If you want to understand the mathematics, both the workflow and the limma documentation provide references to articles where the mathematics in explained in detail. For example, typing help("voom") brings up the help package for voom, which refers you to the Law et al (2014) paper, which is available from http://www.statsci.org/smyth/pubs/VoomPreprint.pdf The article gives an explicit mathematical formula for the x-axis of the voom plot.

The x-axis labels for the voom and plotSA plots seem to me to be informative and appropriate. The labels are different because the quantities are different. The x-axis for the voom plot says log(count size) because that's what it is, not log CPM. You can see that the range of x-values for the two plots are not the same, so they are obviously different quantities. The difference between the two plots corresponds to the two methods voom and limma-trend that are compared in the Law et al (2014) article. Code for the two methods are given in Chapter 15 of the limma User's Guide. The voom method applies different precision weights to counts of different sizes even when the logCPM values might be the same. This allows it to downweight counts from smaller libraries.
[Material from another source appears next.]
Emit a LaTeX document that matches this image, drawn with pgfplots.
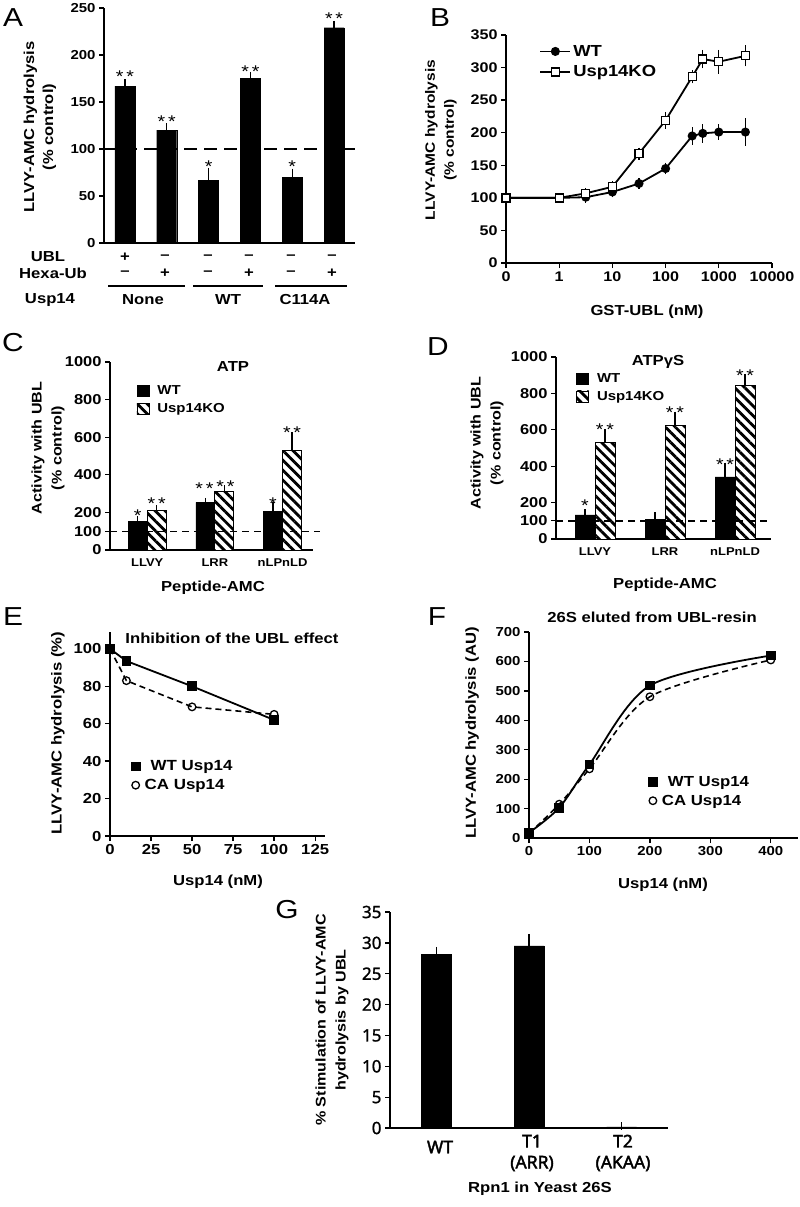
\documentclass[border=0pt]{standalone}
\usepackage{fontspec}
\setmainfont{Liberation Sans}[FakeStretch=1.15]
\newfontfamily\gfont{Noto Sans}[FakeBold=1.2]
\newfontfamily\gfontb{Noto Sans}[FakeBold=2.2]
\usepackage{pgfplots}
\pgfplotsset{compat=1.18}
\usetikzlibrary{patterns.meta}
\newcommand{\fs}[1]{\fontsize{#1}{#1}\selectfont}
\tikzset{starlab/.style={font=\fs{17}, yshift=-4pt, inner sep=0pt}}
\pgfplotsset{
  pan/.style={scale only axis, anchor=south west, axis x line*=bottom, axis y line*=left,
    axis line style={line width=1.6pt, -}, tick style={black, line width=1.3pt},
    tick align=outside, major tick length=5pt,
    ticklabel style={font=\bfseries\fs{13}},
    /pgf/number format/assume math mode=true, /pgf/number format/1000 sep={}, clip=false},
  errp/.style={error bars/y dir=plus, error bars/y explicit,
    error bars/error bar style={line width=1.2pt, black, solid},
    error bars/error mark options={line width=1.2pt, black, mark size=4pt, solid}},
  errb/.style={error bars/y dir=both, error bars/y explicit,
    error bars/error bar style={line width=1.2pt, black, solid},
    error bars/error mark options={line width=1.2pt, black, mark size=4pt, solid}},
  hatch/.style={fill=white, draw=black, line width=0.8pt, postaction={pattern={Lines[angle=-45,distance=7pt,line width=2.8pt]}}},
  sqleg/.style={legend image code/.code={\draw[##1] (0pt,-5.5pt) rectangle (12pt,5.5pt);}},
  mkleg/.style={legend image code/.code={\draw[##1] plot coordinates {(4pt,0pt)};}},
}
\begin{document}
\begin{tikzpicture}
\useasboundingbox (0,0) rectangle (800pt,-1207pt);
% ---------------- A
\begin{axis}[pan, at={(104pt,-243pt)}, width=251pt, height=235pt,
  xmin=-0.5, xmax=5.5, ymin=0, ymax=250, ytick={0,50,100,150,200,250}, xtick=\empty,
  ybar, bar width=20pt]
\addplot[fill=black, draw=black, errp] coordinates {(0,167) +- (0,3) (1,120) +- (0,3) (2,67) +- (0,9) (3,175) +- (0,3) (4,70) +- (0,5) (5,229) +- (0,3)};
\draw[line width=1.6pt, dash pattern=on 13pt off 7pt] (axis cs:-0.5,100) -- (axis cs:5.5,100);
\node[starlab] at (axis cs:0,181) {*\,*};
\node[starlab] at (axis cs:1,133) {*\,*};
\node[starlab] at (axis cs:2,85) {*};
\node[starlab] at (axis cs:3,187) {*\,*};
\node[starlab] at (axis cs:4,85) {*};
\node[starlab] at (axis cs:5,243) {*\,*};
\end{axis}
% ---------------- B
\begin{axis}[pan, at={(506pt,-263pt)}, width=266pt, height=228pt,
  ticklabel style={font=\bfseries\fs{14}},
  xmode=log, xmin=0.1, xmax=10000, ymin=0, ymax=350, ytick={0,50,...,350},
  xtick={0.1,1,10,100,1000,10000}, xticklabels={0,1,10,100,1000,10000}, xminorticks=false,
  legend style={draw=none, fill=none, at={(0.125,0.965)}, anchor=north west, font=\bfseries\fs{16}, row sep=4pt, inner sep=0pt},
  legend cell align=left,
  legend image code/.code={\draw[mark repeat=2, mark phase=2, #1] plot coordinates {(0pt,0pt) (15pt,0pt) (30pt,0pt)};}]
\addplot[black, line width=1.8pt, mark=*, mark size=3.6pt, mark options={solid, fill=black}, errb] coordinates {
 (0.1,100) +- (0,0) (1,100) +- (0,0) (3.16,101) +- (0,2) (10,109) +- (0,2) (31.6,122) +- (0,2) (100,145) +- (0,3)
 (316,195) +- (0,7) (500,199) +- (0,8) (1000,201) +- (0,6) (3162,201) +- (0,15)};
\addlegendentry{WT}
\addplot[black, line width=1.8pt, mark=square*, mark size=4pt, mark options={solid, fill=white, line width=1.3pt}, errb] coordinates {
 (0.1,100) +- (0,0) (1,100) +- (0,0) (3.16,107) +- (0,2) (10,117) +- (0,3) (31.6,168) +- (0,3) (100,219) +- (0,7)
 (316,286) +- (0,4) (500,313) +- (0,8) (1000,309) +- (0,12) (3162,318) +- (0,10)};
\addlegendentry{Usp14KO}
\end{axis}
% ---------------- C
\begin{axis}[pan, at={(110pt,-550pt)}, width=203pt, height=188pt,
  xmin=-0.55, xmax=2.45, ymin=0, ymax=1000, ytick={0,100,200,400,600,800,1000},
  ticklabel style={font=\bfseries\fs{14.3}},
  xtick={0,1,2}, xticklabels={LLVY,LRR,nLPnLD}, x tick label style={font=\bfseries\fs{11.3}},
  major x tick style={draw=none},
  ybar=0pt, bar width=19pt,
  legend style={draw=none, fill=none, at={(0.13,0.885)}, anchor=north west, font=\bfseries\fs{13}, row sep=3pt, inner sep=0pt},
  legend cell align=left, sqleg]
\addplot[fill=black, draw=black, errp] coordinates {(0,154) +- (0,3) (1,253) +- (0,3) (2,204) +- (0,30)};
\addlegendentry{\hspace{6pt}WT}
\addplot[hatch, errp] coordinates {(0,212) +- (0,5) (1,310) +- (0,12) (2,529) +- (0,76)};
\addlegendentry{\hspace{6pt}Usp14KO}
\draw[line width=1.4pt, dash pattern=on 7pt off 5pt] (axis cs:-0.55,100) -- (axis cs:2.55,100);
\node[starlab] at (axis cs:0,202) [xshift=-9.5pt] {*};
\node[starlab] at (axis cs:0,266) [xshift=9.5pt] {*\,*};
\node[starlab] at (axis cs:1,346) [xshift=-10.5pt] {*\,*};
\node[starlab] at (axis cs:1,356) [xshift=10.5pt] {*\,*};
\node[starlab] at (axis cs:2,266) [xshift=-9.5pt] {*};
\node[starlab] at (axis cs:2,643) [xshift=9.5pt] {*\,*};
\end{axis}
% ---------------- D
\begin{axis}[pan, at={(556pt,-539pt)}, width=215pt, height=182pt,
  xmin=-0.557, xmax=2.514, ymin=0, ymax=1000, ytick={0,100,200,400,600,800,1000},
  ticklabel style={font=\bfseries\fs{14.3}},
  xtick={0,1,2}, xticklabels={LLVY,LRR,nLPnLD}, x tick label style={font=\bfseries\fs{11.3}},
  major x tick style={draw=none},
  ybar=0pt, bar width=20pt,
  legend style={draw=none, fill=none, at={(0.093,0.92)}, anchor=north west, font=\bfseries\fs{13}, row sep=3pt, inner sep=0pt},
  legend cell align=left, sqleg]
\addplot[fill=black, draw=black, errp] coordinates {(0,133) +- (0,9) (1,109) +- (0,15) (2,341) +- (0,57)};
\addlegendentry{\hspace{6pt}WT}
\addplot[hatch, errp] coordinates {(0,529) +- (0,51) (1,622) +- (0,55) (2,845) +- (0,40)};
\addlegendentry{\hspace{6pt}Usp14KO}
\draw[line width=1.4pt, dash pattern=on 7pt off 5pt] (axis cs:-0.557,100) -- (axis cs:2.45,100);
\node[starlab] at (axis cs:0,203) [xshift=-10pt] {*};
\node[starlab] at (axis cs:0,621) [xshift=10pt] {*\,*};
\node[starlab] at (axis cs:1,714) [xshift=10pt] {*\,*};
\node[starlab] at (axis cs:2,429) [xshift=-10pt] {*\,*};
\node[starlab] at (axis cs:2,918) [xshift=10pt] {*\,*};
\end{axis}
% ---------------- E
\begin{axis}[pan, at={(110pt,-836pt)}, width=215pt, height=204pt,
  xmin=0, xmax=131, ymin=0, ymax=109, xtick={0,25,...,125}, ytick={0,20,...,100},
  ticklabel style={font=\bfseries\fs{14.5}},
  legend style={draw=none, fill=none, at={(0.1,0.38)}, anchor=north west, font=\bfseries\fs{14.7}, row sep=3pt, inner sep=0pt},
  legend cell align=left, mkleg]
\addplot[black, line width=1.8pt, mark=square*, mark size=4pt, mark options={solid, fill=black}] coordinates {(0,100) (10,93.5) (50,80) (100,62)};
\addlegendentry{\hspace{9pt}WT Usp14}
\addplot[black, line width=1.6pt, dash pattern=on 6pt off 4pt, mark=o, mark size=3.8pt, mark options={solid, fill=white, line width=1.3pt}] coordinates {(0,100) (10,83) (50,69) (100,65)};
\addlegendentry{\hspace{3pt}CA Usp14}
\end{axis}
% ---------------- F
\begin{axis}[pan, at={(529pt,-838pt)}, width=269pt, height=206pt,
  ticklabel style={font=\bfseries\fs{13}},
  xmin=0, xmax=445, ymin=0, ymax=700, xtick={0,100,...,400}, ytick={0,100,...,700},
  legend style={draw=none, fill=none, at={(0.445,0.31)}, anchor=north west, font=\bfseries\fs{14.6}, row sep=3pt, inner sep=0pt},
  legend cell align=left, mkleg]
\addplot[black, line width=1.8pt, smooth, mark=square*, mark size=4pt, mark options={solid, fill=black}] coordinates {(0,18) (50,103) (100,250) (200,518) (400,620)};
\addlegendentry{\hspace{9pt}WT Usp14}
\addplot[black, line width=1.6pt, smooth, dash pattern=on 6pt off 4pt, mark=o, mark size=3.8pt, mark options={solid, fill=white, line width=1.3pt}] coordinates {(0,15) (50,115) (100,235) (200,480) (400,605)};
\addlegendentry{\hspace{3pt}CA Usp14}
\end{axis}
% ---------------- G
\begin{axis}[pan, at={(390pt,-1128pt)}, width=278pt, height=216pt,
  xmin=-0.5, xmax=2.5, ymin=0, ymax=35, ytick={0,5,...,35}, xtick=\empty,
  ticklabel style={font=\gfont\fs{17}},
  ybar, bar width=30pt]
\addplot[fill=black, draw=black, errp] coordinates {(0,28.1) +- (0,0.6) (1,29.5) +- (0,1.3) (2,0.2) +- (0,0.1)};
\end{axis}
% ---------------- texts
\begin{scope}[font=\bfseries\fs{14.5}]
\node[font=\fs{26}] at (13pt,-18pt) {A};
\node[font=\fs{26}] at (440pt,-18pt) {B};
\node[font=\fs{26}] at (13pt,-343pt) {C};
\node[font=\fs{26}] at (438pt,-347pt) {D};
\node[font=\fs{26}] at (13pt,-617pt) {E};
\node[font=\fs{26}] at (437pt,-617pt) {F};
\node[font=\fs{26}] at (287pt,-910pt) {G};
% A labels
\node[rotate=90, align=center, font=\bfseries\fontsize{14.4}{19}\selectfont] at (40pt,-127pt) {LLVY-AMC hydrolysis\\(\% control)};
\node at (48pt,-257pt) {UBL};
\node at (53pt,-273pt) {Hexa-Ub};
\node at (50pt,-300pt) {Usp14};
\foreach \x/\s in {125/+,165/--,208/--,249/--,291/--,332/--} \node at (\x pt,-257pt) {\s};
\foreach \x/\s in {125/--,165/+,208/--,249/+,291/--,332/+} \node at (\x pt,-273pt) {\s};
\draw[line width=1.3pt] (108pt,-286pt) -- (185pt,-286pt);
\draw[line width=1.3pt] (193pt,-286pt) -- (263pt,-286pt);
\draw[line width=1.3pt] (275pt,-286pt) -- (347pt,-286pt);
\node at (143pt,-300pt) {None};
\node at (228pt,-300pt) {WT};
\node at (305pt,-300pt) {C114A};
% B labels
\node[rotate=90, align=center, font=\bfseries\fontsize{13.5}{19}\selectfont] at (441pt,-140pt) {LLVY-AMC hydrolysis\\(\% control)};
\node at (647pt,-312pt) {GST-UBL (nM)};
% C labels
\node[rotate=90, align=center, font=\bfseries\fontsize{14}{20}\selectfont] at (48pt,-448pt) {Activity with UBL\\(\% control)};
\node at (233pt,-367pt) {ATP};
\node at (213pt,-588pt) {Peptide-AMC};
% D labels
\node[rotate=90, align=center, font=\bfseries\fontsize{14}{20}\selectfont] at (487pt,-443pt) {Activity with UBL\\(\% control)};
\node at (658pt,-362pt) {ATPγS};
\node at (665pt,-585pt) {Peptide-AMC};
% E labels
\node[rotate=90] at (58pt,-733pt) {LLVY-AMC hydrolysis (\%)};
\node at (232pt,-638pt) {Inhibition of the UBL effect};
\node at (218pt,-882pt) {Usp14 (nM)};
% F labels
\node[rotate=90] at (472pt,-733pt) {LLVY-AMC hydrolysis (AU)};
\node at (652pt,-617pt) {26S eluted from UBL-resin};
\node at (663pt,-885pt) {Usp14 (nM)};
% G labels
\node[rotate=90, align=center, font=\bfseries\fontsize{14}{20}\selectfont] at (332pt,-1020pt) {\% Stimulation of LLVY-AMC\\hydrolysis by UBL};
\node[font=\gfontb\fs{17.5}] at (440pt,-1147pt) {WT};
\node[align=center, font=\gfontb\fontsize{17.5}{21}\selectfont] at (532pt,-1153pt) {T1\\(ARR)};
\node[align=center, font=\gfontb\fontsize{17.5}{21}\selectfont] at (623pt,-1153pt) {T2\\(AKAA)};
\node at (540pt,-1189pt) {Rpn1 in Yeast 26S};
\end{scope}
\end{tikzpicture}
\end{document}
So it has to work on count sizes and not CPM.

The difference between voom and limma-trend is somewhat subtle. Not all the subtlety can be explained in the 1-2-3 workflow, but I wish you wouldn't be quite so ready to assume we have carelessly labelled the same quantity differently in different plots and that you would need to rewrite our package for us.

In a standard voom analysis the plotSA would not be used at all. voom already incorporates the mean-variance trend into the weights, meaning that there is nothing to see in the SA plot. The SA plot was included in the 1-2-3 workflow just for extra exposition, to demonstrate that the trend is gone. You don't need to keep demonstrating that for every new analysis you might do. If you need to teach voom to a beginner audience, I would suggest omitting the SA plot entirely.

The quantity log(CPM + 0.5) is not used anywhere in the limma package. You can read the correct formula in the article above and and it is briefly indicated on the voom help page also, which tells you that the offset of 0.5 is applied to the counts rather than to the CPMs.

lmFit, eBayes and plotSA are core limma functions that are not specific to voom output or to RNA-seq analysis. The x-axis of the plotSA plot is the same as the AveExpr column returned by topTable and it is documented by help("topTable") or by help("MArrayLM-class"). It is also documented in the limma User's Guide. It is simply the row-wise averages of the log-expression values input to lmFit. In the case of a voom analysis, it is indeed simply the average of the logCPM values as returned by voom.

Sorry for the offense--it was completely unintentional. I've just started to work in this sphere so I'm still trying to get a handle on code, math, and statistics. Given the sqrt(sigma) y-axis label on the plotSA graph, I just wasn't sure if it was just a different way expressing the same thing. That being said, it's my fault for forgetting there are published literature for each of these packages that goes into the detailed math, besides just the help code, vignettes, and user guides.

Based on what you said, I think I misunderstood the point of that exposition then. I thought it was suggesting that in an analysis, it's worth comparing the 2 plots to check that the variance trend had disappeared/decreased as proof of principle, but I think you're saying that's unnecessary. I was considering it in the context of explaining my results to collaborators/PIs who have no experience with these packages and their output, who would inevitably ask questions like why are the axes different and what does it mean--which I wasn't prepared to answer.

And yes, the workflow has been successful. The results themselves are less exciting, but for that reason I wanted to be able to show the variance, density, and MDS plots to explain that I think the lack of exciting significant results has more to do with sample size than problems with the analysis itself.

In any case, thanks for the detailed answer! You guys are really good at keeping tabs on questions.